Every day we hear of yet another Cloud outage or security breach that casts doubt over the suitability for these mission critical workloads to be hosted off premise in a cloud environment be it public or private.  Just check out http://cloutage.org/incidents and the tale of woe would and should scare any CIO.

However all is not doom and gloom, on my travels of late I have had cause to discuss QoS in the cloud, I recently chaired a panel discussion on this very topic at Cloud Expo Europe, and have some suggestions for the wary CIO.  Two approaches come to mind that both have merit if your requirements for Cloud computing are more mission critical than the norm.  Firstly Softlayer 'Bare-Metal as a Service' approach, this offering enables the client to gain access to an off-premise cloud environment that is dedicated, i.e. not shared or virtualised.  For more details check out the website:

https://www.softlayer.com/dedicated-servers/

Why is this a good idea?  Well for a start none of us likes a noisy neighbour, especially one who can consume our resources and impact our service, with a dedicated server in the cloud we are free to operate without this concern.  Another benefit is that with a dedicated server you are able to do with it what you please, when you went with out having to worry.  Finally by going off-premise you can ensure your precious server sits in a modern DC with the best TLC and connectivity.

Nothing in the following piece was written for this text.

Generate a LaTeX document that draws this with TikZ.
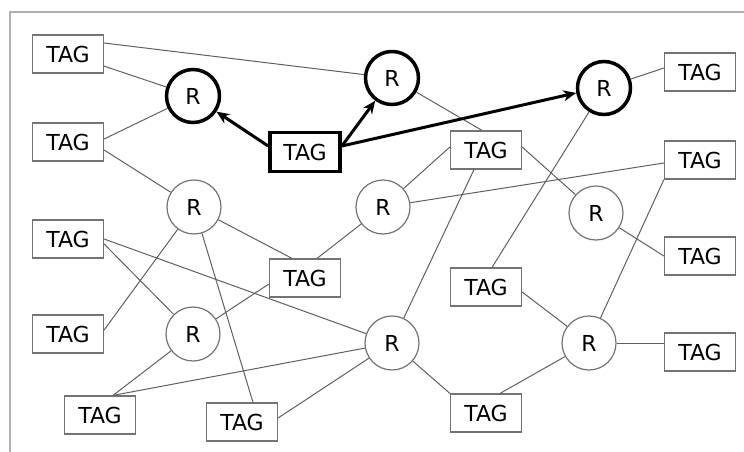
\documentclass[tikz,border=0pt]{standalone}
\usepackage{fontspec}
\setmainfont{DejaVu Sans}
\usetikzlibrary{arrows.meta}
\definecolor{linegray}{RGB}{95,95,95}
\definecolor{boxgray}{RGB}{115,115,115}
\definecolor{framegray}{RGB}{175,175,175}
\begin{document}
\begin{tikzpicture}[x=1pt,y=-1pt,
  tagbox/.style={draw=boxgray,line width=1.2pt,minimum width=71pt,minimum height=38pt,inner sep=0pt,font=\fontsize{22}{26}\selectfont},
  tagbold/.style={draw=black,line width=3.8pt,minimum width=70pt,minimum height=39pt,inner sep=0pt,font=\fontsize{22}{26}\selectfont},
  rnode/.style={circle,draw=boxgray,line width=1.2pt,minimum size=54pt,inner sep=0pt,font=\fontsize{22}{26}\selectfont},
  rbold/.style={circle,draw=black,line width=3.5pt,minimum size=53pt,inner sep=0pt,font=\fontsize{22}{26}\selectfont},
  link/.style={draw=linegray,line width=1pt},
  arrowlink/.style={draw=black,line width=3pt,-{Stealth[length=13pt,width=11pt]}}]
\useasboundingbox (0,0) rectangle (744,452);
\draw[framegray,line width=1.5pt] (10,452) -- (10,12) -- (744,12);
% tags
\node[tagbox] (t1) at (68,54) {TAG};
\node[tagbox] (t2) at (68,142) {TAG};
\node[tagbox] (t3) at (68,239) {TAG};
\node[tagbox] (t4) at (68,334) {TAG};
\node[tagbox] (tbl) at (100,415) {TAG};
\node[tagbox] (tb) at (242,422) {TAG};
\node[tagbold] (tc) at (305,152) {TAG};
\node[tagbox] (tcl) at (305,278) {TAG};
\node[tagbox] (tm) at (486,150) {TAG};
\node[tagbox] (t9) at (486,287) {TAG};
\node[tagbox] (tbm) at (486,413) {TAG};
\node[tagbox] (ttr) at (700,72) {TAG};
\node[tagbox] (tr2) at (700,160) {TAG};
\node[tagbox] (tr3) at (700,256) {TAG};
\node[tagbox] (tr4) at (700,352) {TAG};
% readers
\node[rbold] (r1) at (193,96) {R};
\node[rbold] (r2) at (392,78) {R};
\node[rbold] (r3) at (604,88) {R};
\node[rnode] (rlm) at (194,207) {R};
\node[rnode] (rm) at (383,207) {R};
\node[rnode] (rsr) at (596,213) {R};
\node[rnode] (rll) at (193,334) {R};
\node[rnode] (rcb) at (392,343) {R};
\node[rnode] (rbr) at (589,343) {R};
% thin links
\path[link] (t1) -- (r1);
\path[link] ([yshift=11pt]t1.east) -- (r2);
\path[link] ([yshift=3pt]t2.east) -- (r1);
\path[link] ([yshift=-8pt]t2.east) -- (rlm);
\path[link] (r2) -- ([xshift=-4pt]tm.north);
\path[link] (r3) -- ([yshift=4pt]ttr.west);
\path[link] (r3) -- ([xshift=6pt]t9.north);
\path[link] ([yshift=3pt]tm.west) -- (rm);
\path[link] ([yshift=3pt]tm.east) -- (rsr);
\path[link] ([xshift=-12pt]tm.south) -- (rcb);
\path[link] (rm) -- ([yshift=-3pt]tr2.west);
\path[link] (rm) -- ([xshift=12pt]tcl.north);
\path[link] (rsr) -- (tr3.west);
\path[link] (tr2.south west) -- (rbr);
\path[link] (rlm) -- ([xshift=-13pt]tcl.north);
\path[link] (rlm) -- ([yshift=4pt]t4.east);
\path[link] (rlm) -- ([xshift=11pt]tb.north);
\path[link] ([yshift=-5pt]t3.east) -- (rll);
\path[link] (t3.east) -- (rcb);
\path[link] ([yshift=-6pt]tcl.west) -- (rll);
\path[link] (rll) -- ([xshift=13pt]tbl.north);
\path[link] ([xshift=13pt]tbl.north) -- (rcb);
\path[link] ([yshift=4pt]tb.east) -- (rcb);
\path[link] (rcb) -- (tbm.north west);
\path[link] ([yshift=-5pt]t9.east) -- (rbr);
\path[link] (rbr) -- ([xshift=14pt]tbm.north);
\path[link] (rbr) -- (rbr -| tr4.west);
% arrows
\path[arrowlink] ([yshift=6pt]tc.west) -- (r1);
\path[arrowlink] ([yshift=6pt]tc.east) -- (r2);
\path[arrowlink] ([yshift=6pt]tc.east) -- (r3.190);
\end{tikzpicture}
\end{document}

The 2nd approach is to either approach a Cloud Service Provider (CSP) who is running a System z based cloud environment such as the soon to launch L3C in the UK, or any one of another group of global CSP's who are starting to offer such services or build your own on premise Linux cloud based on System z.  With a compelling TCO against the likes of Amazon Web Services and competing x86 architectures and all the inherited QoS benefits from using the same hardware as the mainframe the on premise cloud based on System z is a perfect platform for the 2nd wave of enterprise mission critical workloads that need to be re-hosted in the cloud.